Même si le baril remontait vers les seuils stratosphériques qu’il a connus, les richesses du sous-sol ne sont pas éternelles. Pis, dans une quinzaine d’années, le pétrole et le gaz algériens suffiront à peine à couvrir les besoins de la consommation locale. Un scénario apocalyptique que les autorités feraient bien de garder à l’esprit, malgré la bouffée d’oxygène apportée par l’accord d’Alger.
Comment réduire les subventions
Quelle est la meilleure recette pour diminuer les transferts sociaux destinés à subventionner les produits de base, le logement ou les soins de santé ? Un ancien ministre préconise, sous le sceau de l’anonymat, un dispositif identique à celui mis en place pour la délivrance des visas pour l’Europe : un fichier national des personnes nécessiteuses. Il serait régulièrement mis à jour pour traquer les fraudeurs, inclure les nouveaux demandeurs et exclure ceux qui ne seraient plus dans le besoin, et sa gestion serait externalisée au profit d’un consortium de sociétés privées travaillant sous le contrôle du gouvernement.
Les personnes au revenu inférieur à 20 000 dinars (DA, 162 euros) mensuels toucheraient une aide étatique d’une valeur de 15 000 DA via leur compte postal. En retour, l’État s’engagerait à libérer graduellement les prix des produits de base. Le paquet de thé reviendrait alors à 60 DA au lieu de 25 DA, la baguette à 25 DA contre 10 DA et le litre d’essence à 50 DA au lieu de 35 DA.

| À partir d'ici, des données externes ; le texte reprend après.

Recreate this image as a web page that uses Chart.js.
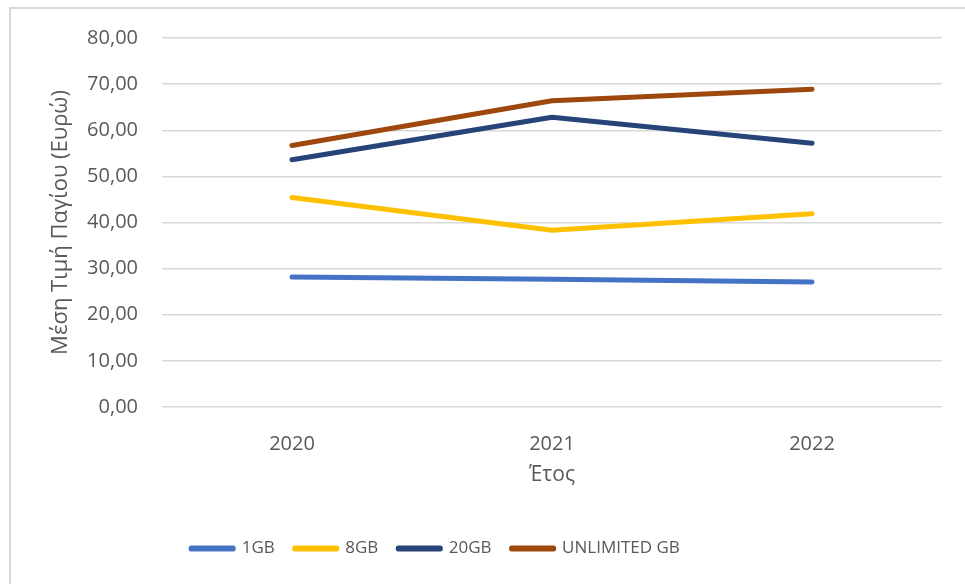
<!DOCTYPE html>
<html>
<head>
<meta charset="utf-8">
<script src="https://cdn.jsdelivr.net/npm/chart.js@4"></script>
<style>
body{margin:0;background:#fff;}
#wrap{position:relative;width:965px;height:584px;overflow:hidden;background:#fff;}
#frame{position:absolute;left:9px;top:7px;width:1000px;height:1000px;border:2px solid #d9d9d9;box-sizing:border-box;}
#emiChart{position:absolute;left:0;top:0;}
</style>
</head>
<body>
<div id="wrap">
<div id="frame"></div>
<canvas id="emiChart" width="965" height="584"></canvas>
</div>
<script>
const years=["2020","2021","2022"];

const gb1=[28.2,27.7,27.1];
const gb8=[45.4,38.3,41.9];
const gb20=[53.6,62.8,57.2];
const unlimited=[56.7,66.4,68.9];

const seriesNames=["1GB","8GB","20GB","UNLIMITED GB"];
const seriesColors=["#4472c4","#ffc000","#264478","#9e480e"];

const yTitle="Μέση Τιμή Παγίου (Ευρώ)";
const xTitle="Έτος";

const ctx=document.getElementById("emiChart");

const textColor="#595959";
const fontFamily="'Open Sans', sans-serif";

function makeSet(i,data){
return {
label:seriesNames[i],
data:data,
borderColor:seriesColors[i],
backgroundColor:seriesColors[i],
borderWidth:5,
borderCapStyle:'round',
borderJoinStyle:'round',
pointRadius:0,
pointHoverRadius:0,
tension:0
};
}

// move legend so it sits where the original one was
const legendShift={
id:'legendShift',
beforeDraw(chart){
const l=chart.legend;
l.left=10;
l.right=861;
}
};

new Chart(ctx,{
type:'line',
data:{
labels:years,
datasets:[makeSet(0,gb1),makeSet(1,gb8),makeSet(2,gb20),makeSet(3,unlimited)]
},
plugins:[legendShift],
options:{
responsive:false,
animation:false,
layout:{padding:{left:10,right:23,top:38,bottom:17}},
scales:{
x:{
offset:true,
grid:{display:false},
border:{display:false},
ticks:{color:textColor,font:{family:fontFamily,size:20},padding:17},
title:{display:true,text:xTitle,color:textColor,font:{family:fontFamily,size:21},padding:{top:0,bottom:32}},
afterFit(scale){scale.height=113;}
},
y:{
min:0,
max:80,
grid:{color:'#d9d9d9',lineWidth:1.5,drawTicks:false},
border:{display:false},
ticks:{
stepSize:10,
color:textColor,
font:{family:fontFamily,size:20},
padding:24,
callback:(v)=>v.toFixed(2).replace('.',',')
},
title:{display:true,text:yTitle,color:textColor,font:{family:fontFamily,size:22},padding:{top:38,bottom:0}},
afterFit(scale){scale.width=152;}
}
},
plugins:{
legend:{
display:true,
position:'bottom',
labels:{
color:textColor,
font:{family:fontFamily,size:17},
boxWidth:42,
boxHeight:1,
padding:20
}
},
tooltip:{enabled:false}
}
}
});
</script>
</body>
</html>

« Il n’est pas normal qu’un milliardaire et un chômeur paient aujourd’hui la baguette au même prix », souligne notre interlocuteur. « Avec un tel dispositif, on peut récupérer annuellement près de 10 milliards de dollars. En cinq ans, on économiserait 50 milliards de dollars. » Sur le papier, le projet est révolutionnaire. Sauf que les autorités… ne veulent pas en entendre parler.